Kenneth Pollack credited a successful Israeli commando raid early on October 14 against an Egyptian signals-intercept site at Jebel Ataqah with seriously disrupting Egyptian command and control and contributing to its breakdown during the engagement.
https://en.wikipedia.org/wiki/Yom_Kippur_War#The_Egyptian_failed_attack
Egypt's trapped Third Army
Kissinger found out about the Third Army's encirclement shortly thereafter. Kissinger considered that the situation presented the United States with a tremendous opportunity and that Egypt was dependent on the United States to prevent Israel from destroying its trapped army. The position could be parlayed later into allowing the United States to
mediate the dispute and wean Egypt from Soviet influence. As a result, the United States exerted tremendous pressure on the Israelis to refrain from destroying the trapped army, even threatening to support a UN resolution demanding that the Israelis withdraw to their October 22 positions if they did not allow non-military supplies to reach the army.
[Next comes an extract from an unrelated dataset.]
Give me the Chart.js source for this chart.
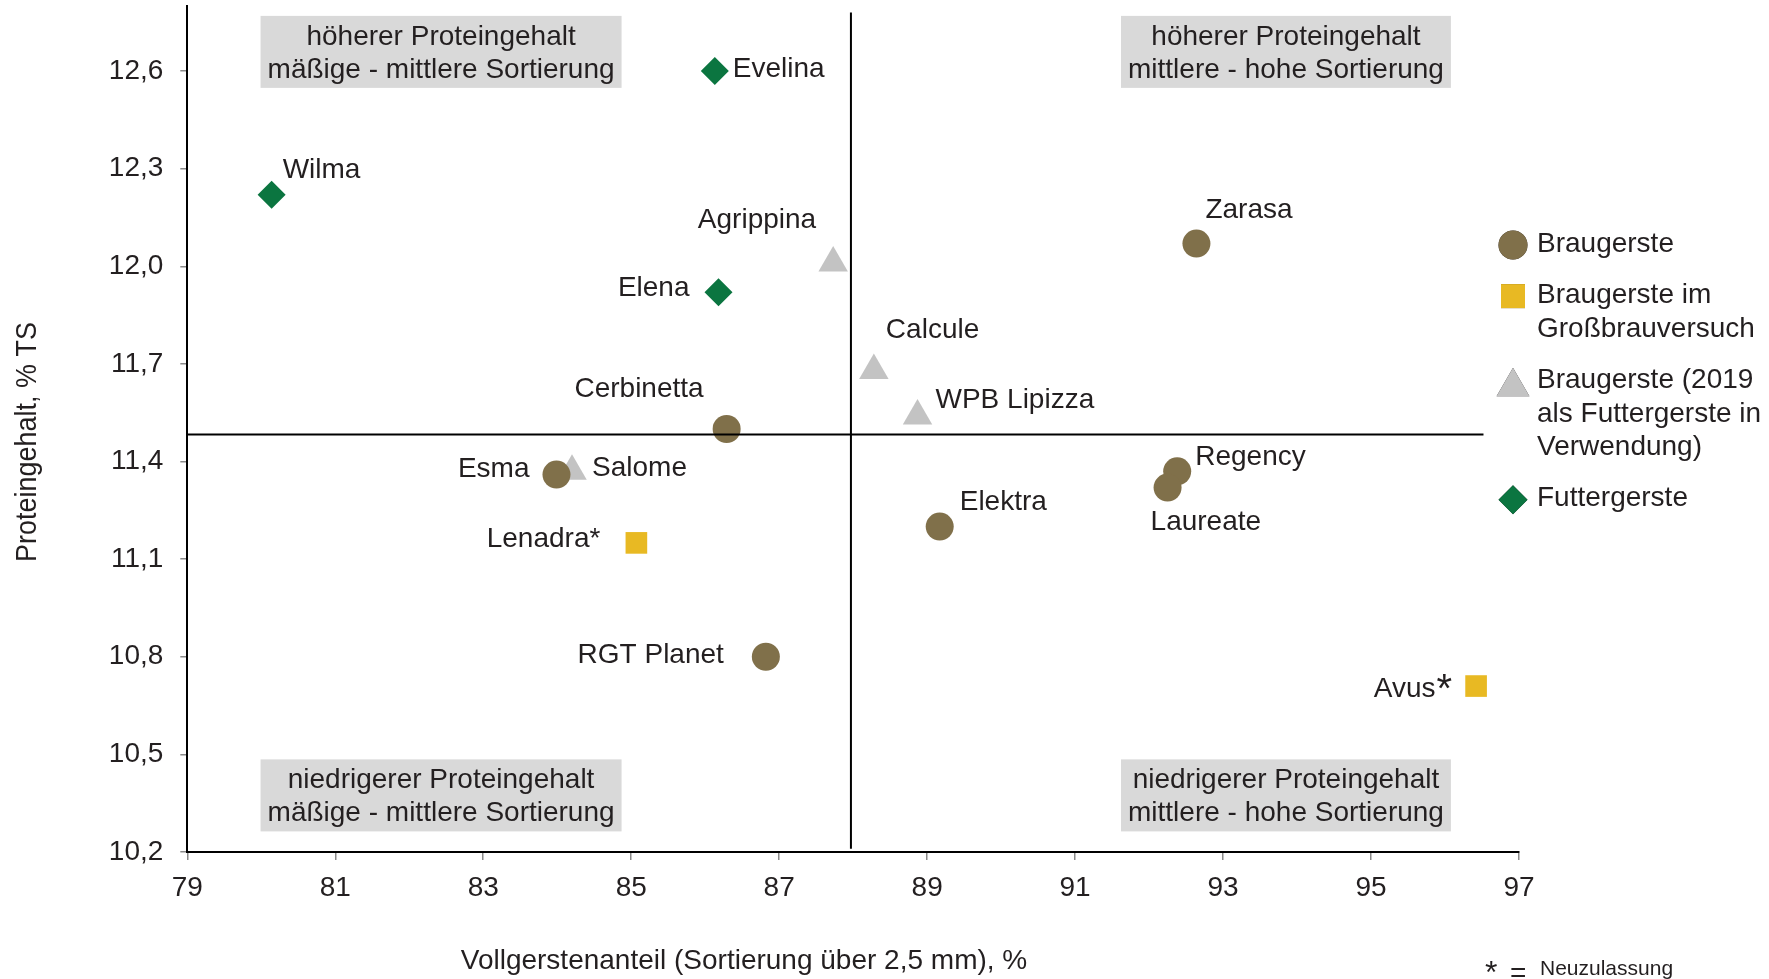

In a phone call with Israeli ambassador
Simcha Dinitz, Kissinger told the ambassador that the destruction of the Egyptian Third Army "is an option that does not exist."
Despite being surrounded, the Third Army managed to maintain its combat integrity east of the canal and keep up its defensive positions, to the surprise of many.According to
Trevor N. Dupuy, the Israelis, Soviets and Americans overestimated the vulnerability of the Third Army at the time. It was not on the verge of collapse, and he wrote that while a renewed Israeli offensive would probably overcome it, this was not a certainty, and according to David Elazar chief of Israeli headquarter staff on December 3, 1973: "As for the third army, in spite of our encircling them they resisted and advanced to occupy in fact a wider area of land at the east. Thus, we can not say that we defeated or conquered them."
David T. Buckwalter agrees that despite the isolation of the Third Army, it was unclear if the Israelis could have protected their forces on the west bank of the canal from a determined Egyptian assault and still maintain sufficient strength along the rest of the front. This assessment was challenged by
Patrick Seale, who stated that the Third Army was "on the brink of collapse". Seale's position was supported by P.R. Kumaraswamy, who wrote that intense American pressure prevented the Israelis from annihilating the stranded Third Army.
Herzog noted that given the Third Army's desperate situation, in terms of being cut off from re-supply and reassertion of Israeli air superiority, the destruction of the Third Army was inevitable and could have been achieved within a very brief period. Shazly himself described the Third Army's plight as "desperate" and classified its encirclement as a "catastrophe that was too big to hide". He further noted that, "the fate of the Egyptian Third Army was in the hands of Israel. Once the Third Army was encircled by Israeli troops every bit of bread to be sent to our men was paid for by meeting Israeli demands."
Shortly before the ceasefire came into effect, an Israeli tank battalion advanced into Adabiya, and took it with support from the
Israeli Navy. Some 1,500 Egyptian prisoners were taken, and about a hundred Egyptian soldiers assembled just south of Adabiya, where they held out against the Israelis. The Israelis also conducted their third and final incursion into Suez. They made some gains, but failed to break into the city center. As a result, the city was partitioned down the main street, with the Egyptians holding the city center and the Israelis controlling the outskirts, port installations and oil refinery, effectively surrounding the Egyptian defenders.